Its sales have taken a hit, but price-cutting could backfire

Eckhard Pfeiffer isn't backing down. In 1994, Compaq Computer Corp.'s chief executive laid out a strategy to grab twice the market share of his nearest rival PC maker by 2000. Since then, Pfeiffer has expanded the computer company's revenues at twice the industry's rate. In its December quarter, Compaq posted an astounding 45% revenue jump, to $4.7 billion.

So when Compaq's corporate PC sales and margins took an unexpected hit in February, Pfeiffer stepped on the gas. On Mar. 4, he chopped PC prices by as much as 21%. The idea: Use lower prices and heavier dealer incentives to reach for 35% revenue growth--margins be damned. The move stunned Wall Street, which drove down Compaq shares by 18%, to around $40. Analysts, meanwhile, began slashing earnings forecasts for 1996, from about $4.80 per share to $4.20. Compaq's pricing move prompted competitors, including Hewlett-Packard, Digital Equipment, and IBM, to follow suit--some of them with cuts of nearly 30%.

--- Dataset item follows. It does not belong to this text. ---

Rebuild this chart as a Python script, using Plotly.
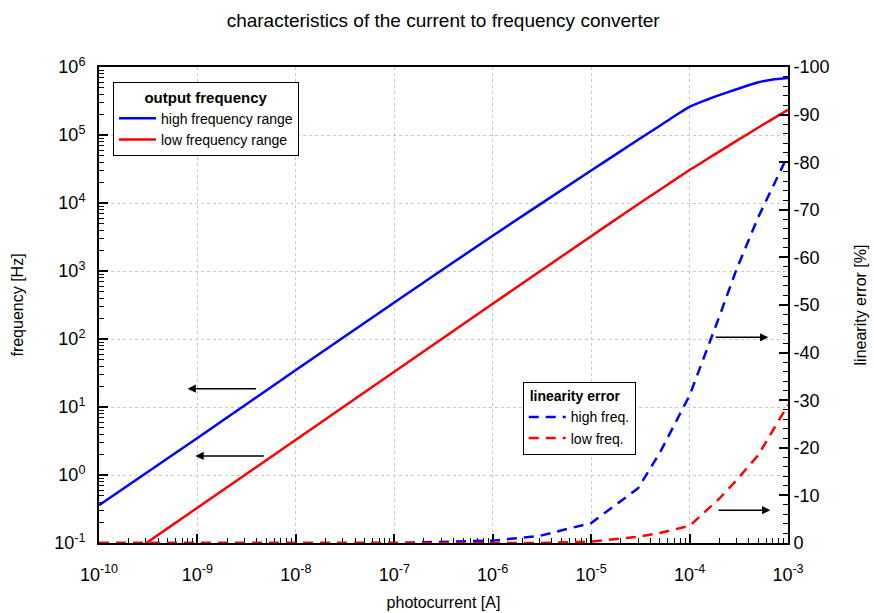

RESTLESS DEALERS. Underlying Pfeiffer's moves are some little-noticed shifts in the PC industry that could make the strategy even riskier than it seems. Businesses increasingly are buying low-priced home PCs for their offices, and that threatens the margins of Compaq and other companies that specialize in sophisticated machines. The worry for PC companies: that the 25% to 38% gross margins typical of business PCs and network servers will fall nearer the scant 15% margins of home PCs as price wars spread from the home to the business market.

The risk is real because many corporate PC dealers are demanding the right to sell home computers to businesses. Home PCs now are available mainly through mass merchandisers; corporate dealers are usually prohibited by contract from selling them. But that may change soon. Says MicroAge CEO Jeffrey McKeever: "There's too much pressure to do it; as soon as one breaks ranks, the others will."

Pfeiffer's second big worry: HP, IBM, and other major rivals are targeting Compaq's hugely profitable business selling servers--machines that connect desktop PCs to networks. Servers account for about half of Compaq's profits (chart). And Intel Corp. is giving a boost to Compaq's rivals by selling designs and processor boards that allow any computer maker to build high-end servers, using off-the-shelf disks and software.


Compaq is feeling the heat. HP and IBM already are nipping into Compaq's server market share. Starting in June, those rivals, as well as Dell Computer Corp., plan to offer servers using Intel boards. Such pressure is one reason that in 1995's fourth quarter, Compaq's share of the server market fell to 33%, from 39% in the third quarter, estimates researcher International Data Corp. Promises IBM Personal Computer Co. Group Executive Robert M. Stephenson: "That isn't going to let up. I'm going after that market with a vengeance."

Pfeiffer's counterstrategy: make Compaq's corporate PCs and servers less vulnerable to price wars by rushing out new models. On Mar. 4, Compaq introduced a new line of speedier business PCs. Later this year, it will bring out new corporate machines with features such as a network management system built in. It's a typically forceful response. The question now: Is Pfeiffer's precarious game plan good enough to keep the company on track?